» **WHAT TO DO**
Lines holding the string "Apache" are the ones to copy from this listing.

» **LISTED ENTRIES**
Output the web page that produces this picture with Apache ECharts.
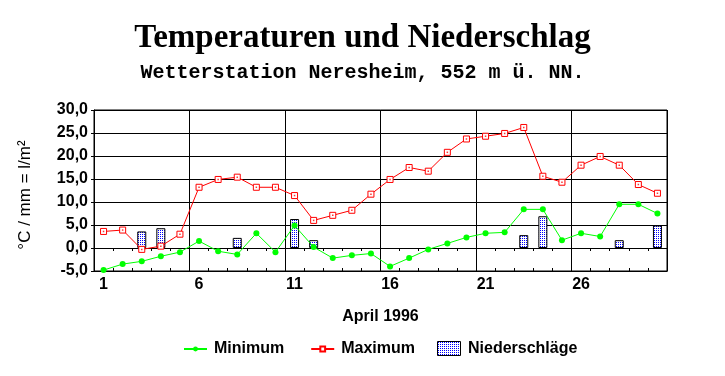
--
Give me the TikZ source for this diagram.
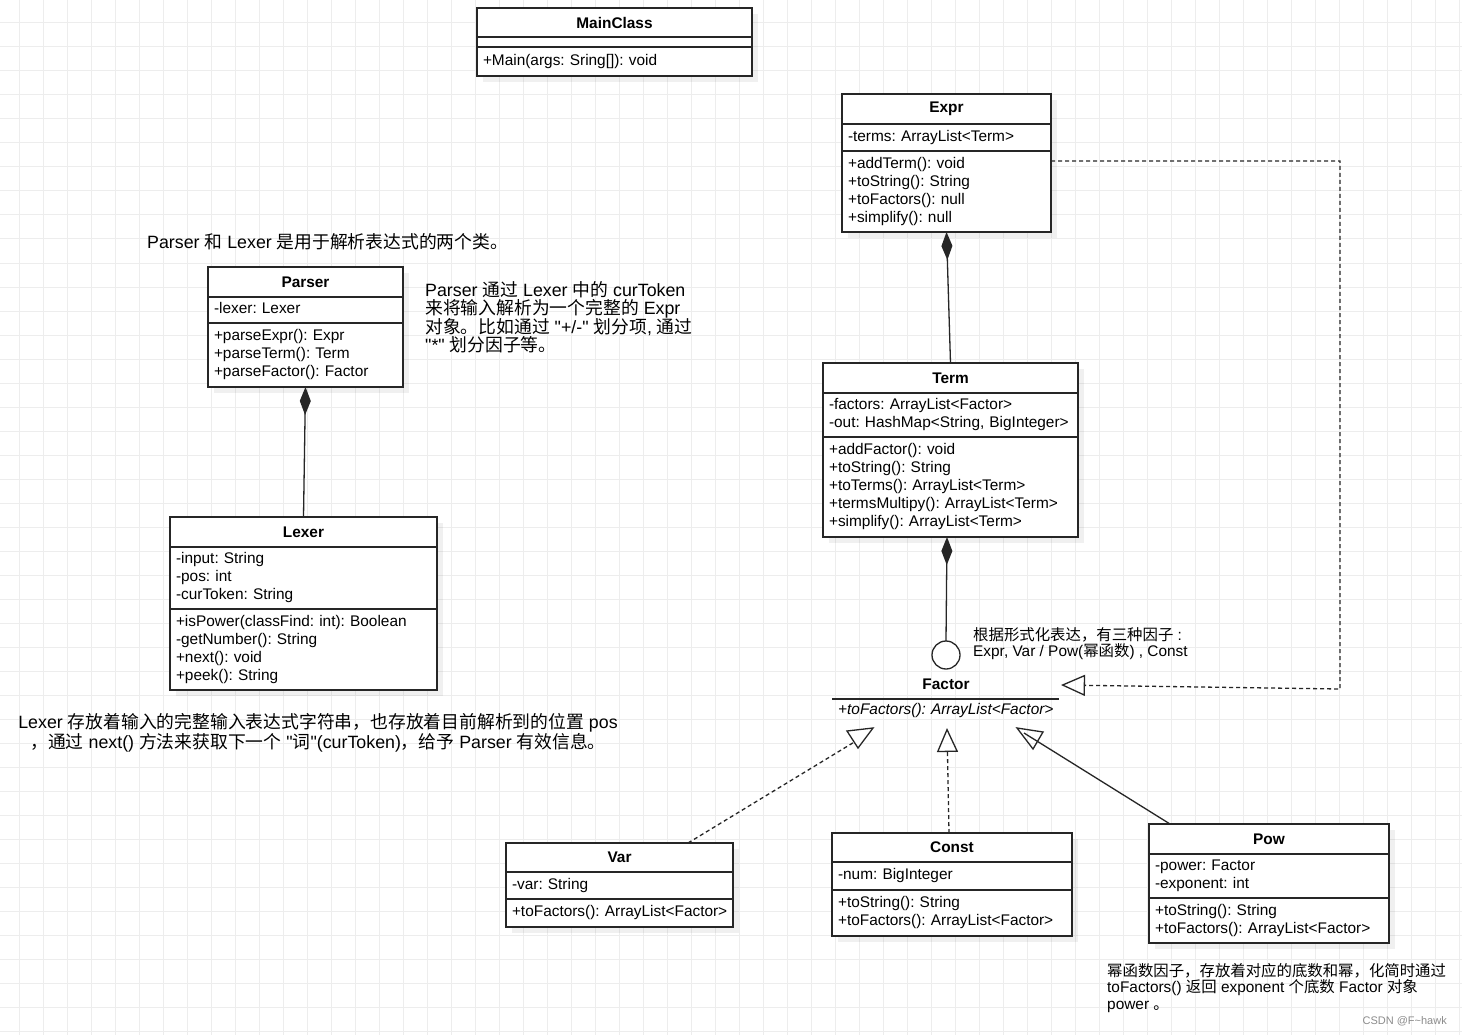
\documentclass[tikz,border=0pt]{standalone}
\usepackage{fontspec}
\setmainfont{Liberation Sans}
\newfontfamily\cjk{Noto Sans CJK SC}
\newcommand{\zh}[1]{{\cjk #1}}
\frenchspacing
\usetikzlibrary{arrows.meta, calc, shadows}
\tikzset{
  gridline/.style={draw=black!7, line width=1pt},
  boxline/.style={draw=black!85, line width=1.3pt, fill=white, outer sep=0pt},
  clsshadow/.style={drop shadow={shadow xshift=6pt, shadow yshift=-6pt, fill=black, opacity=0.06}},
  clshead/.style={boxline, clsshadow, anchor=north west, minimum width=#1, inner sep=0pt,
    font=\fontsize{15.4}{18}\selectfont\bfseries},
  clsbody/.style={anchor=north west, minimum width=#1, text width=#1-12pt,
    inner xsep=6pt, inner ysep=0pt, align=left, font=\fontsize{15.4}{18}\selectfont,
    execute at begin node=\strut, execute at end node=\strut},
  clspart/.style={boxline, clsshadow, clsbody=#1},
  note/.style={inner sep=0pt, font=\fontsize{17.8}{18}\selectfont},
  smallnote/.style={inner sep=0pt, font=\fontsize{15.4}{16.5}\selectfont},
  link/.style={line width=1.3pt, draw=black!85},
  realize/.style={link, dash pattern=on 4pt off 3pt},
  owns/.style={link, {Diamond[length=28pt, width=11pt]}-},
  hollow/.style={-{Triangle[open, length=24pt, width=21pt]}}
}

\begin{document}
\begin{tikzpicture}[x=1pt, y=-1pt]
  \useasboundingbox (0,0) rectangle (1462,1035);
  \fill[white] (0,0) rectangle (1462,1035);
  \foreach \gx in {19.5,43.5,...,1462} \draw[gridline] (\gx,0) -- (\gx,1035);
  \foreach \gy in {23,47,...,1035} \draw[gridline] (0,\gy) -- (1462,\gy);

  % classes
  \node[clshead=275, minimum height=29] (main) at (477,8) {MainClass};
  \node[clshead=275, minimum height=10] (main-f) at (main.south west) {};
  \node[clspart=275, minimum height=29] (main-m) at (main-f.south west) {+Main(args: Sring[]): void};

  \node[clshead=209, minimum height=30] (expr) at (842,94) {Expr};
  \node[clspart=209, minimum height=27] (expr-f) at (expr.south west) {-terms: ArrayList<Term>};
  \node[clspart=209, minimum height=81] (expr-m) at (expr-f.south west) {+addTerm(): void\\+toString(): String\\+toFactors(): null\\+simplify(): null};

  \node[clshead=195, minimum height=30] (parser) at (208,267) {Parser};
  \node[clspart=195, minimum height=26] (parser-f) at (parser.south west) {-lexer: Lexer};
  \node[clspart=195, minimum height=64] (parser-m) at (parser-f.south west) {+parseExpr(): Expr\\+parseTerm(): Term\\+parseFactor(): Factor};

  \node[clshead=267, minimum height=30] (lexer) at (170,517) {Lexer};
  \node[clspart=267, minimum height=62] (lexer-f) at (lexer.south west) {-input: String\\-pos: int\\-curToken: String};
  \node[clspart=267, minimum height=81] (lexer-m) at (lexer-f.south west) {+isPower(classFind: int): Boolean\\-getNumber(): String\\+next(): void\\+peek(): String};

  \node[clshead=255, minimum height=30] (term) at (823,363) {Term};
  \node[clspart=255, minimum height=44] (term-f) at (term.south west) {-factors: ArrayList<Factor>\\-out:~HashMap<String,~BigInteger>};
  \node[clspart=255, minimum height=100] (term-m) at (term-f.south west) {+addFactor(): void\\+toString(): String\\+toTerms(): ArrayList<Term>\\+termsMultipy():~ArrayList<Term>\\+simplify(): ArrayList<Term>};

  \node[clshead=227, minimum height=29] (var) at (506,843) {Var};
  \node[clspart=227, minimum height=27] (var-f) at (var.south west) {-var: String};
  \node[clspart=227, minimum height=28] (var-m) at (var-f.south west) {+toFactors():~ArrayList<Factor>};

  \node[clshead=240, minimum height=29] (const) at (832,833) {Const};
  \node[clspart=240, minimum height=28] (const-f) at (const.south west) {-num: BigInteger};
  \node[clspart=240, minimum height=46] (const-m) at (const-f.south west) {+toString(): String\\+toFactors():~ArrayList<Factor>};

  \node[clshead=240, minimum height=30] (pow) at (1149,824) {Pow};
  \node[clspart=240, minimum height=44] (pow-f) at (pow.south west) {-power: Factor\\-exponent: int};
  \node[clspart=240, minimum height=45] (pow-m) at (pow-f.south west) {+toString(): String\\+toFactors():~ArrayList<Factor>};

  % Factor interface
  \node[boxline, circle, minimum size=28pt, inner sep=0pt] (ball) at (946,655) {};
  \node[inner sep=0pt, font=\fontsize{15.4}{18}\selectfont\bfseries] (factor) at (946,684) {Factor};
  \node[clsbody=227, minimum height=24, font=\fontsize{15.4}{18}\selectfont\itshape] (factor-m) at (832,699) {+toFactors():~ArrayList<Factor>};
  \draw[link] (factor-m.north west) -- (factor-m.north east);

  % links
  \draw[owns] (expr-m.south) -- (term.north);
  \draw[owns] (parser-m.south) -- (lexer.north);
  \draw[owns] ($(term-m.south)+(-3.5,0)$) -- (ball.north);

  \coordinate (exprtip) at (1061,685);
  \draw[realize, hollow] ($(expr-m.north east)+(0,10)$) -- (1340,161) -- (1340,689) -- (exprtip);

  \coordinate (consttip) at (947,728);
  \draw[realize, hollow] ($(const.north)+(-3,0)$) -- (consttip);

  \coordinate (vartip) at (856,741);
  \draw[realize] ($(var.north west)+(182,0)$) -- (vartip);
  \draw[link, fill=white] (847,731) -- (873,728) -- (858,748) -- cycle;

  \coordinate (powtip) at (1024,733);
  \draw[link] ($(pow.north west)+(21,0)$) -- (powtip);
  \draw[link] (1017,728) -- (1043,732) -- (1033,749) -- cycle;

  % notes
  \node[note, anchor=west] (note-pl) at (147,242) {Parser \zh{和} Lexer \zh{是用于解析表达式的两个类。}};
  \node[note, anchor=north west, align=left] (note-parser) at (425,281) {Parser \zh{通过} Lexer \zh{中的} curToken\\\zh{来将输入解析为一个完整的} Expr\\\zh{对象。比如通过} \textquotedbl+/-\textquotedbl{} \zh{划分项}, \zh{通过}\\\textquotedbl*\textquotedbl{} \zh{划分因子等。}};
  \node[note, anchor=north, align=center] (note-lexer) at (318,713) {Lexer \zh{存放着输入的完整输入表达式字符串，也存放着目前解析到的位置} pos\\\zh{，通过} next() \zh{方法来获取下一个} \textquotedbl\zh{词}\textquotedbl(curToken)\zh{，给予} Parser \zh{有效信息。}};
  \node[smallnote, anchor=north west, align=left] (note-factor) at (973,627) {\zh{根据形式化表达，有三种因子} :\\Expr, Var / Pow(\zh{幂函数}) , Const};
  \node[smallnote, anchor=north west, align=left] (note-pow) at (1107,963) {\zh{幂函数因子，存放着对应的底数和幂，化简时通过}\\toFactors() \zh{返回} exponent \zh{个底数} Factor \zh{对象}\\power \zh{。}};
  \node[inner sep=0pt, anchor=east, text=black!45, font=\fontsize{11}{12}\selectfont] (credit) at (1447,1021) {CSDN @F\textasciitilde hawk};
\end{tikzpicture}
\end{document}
---
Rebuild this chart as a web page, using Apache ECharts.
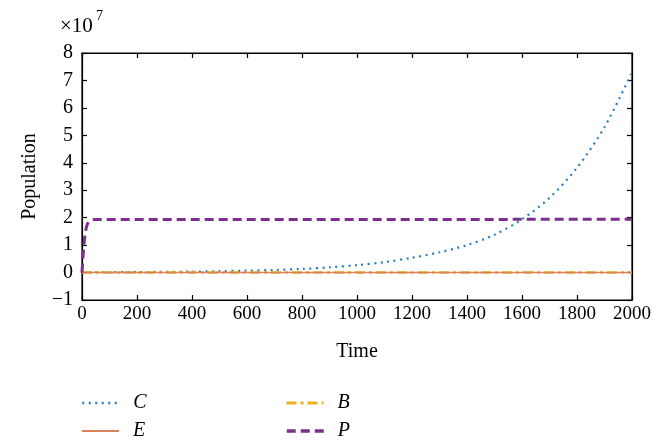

» **REPLY**
Output the web page that produces this picture with Apache ECharts.
Rebuild this chart as a web page, using Apache ECharts.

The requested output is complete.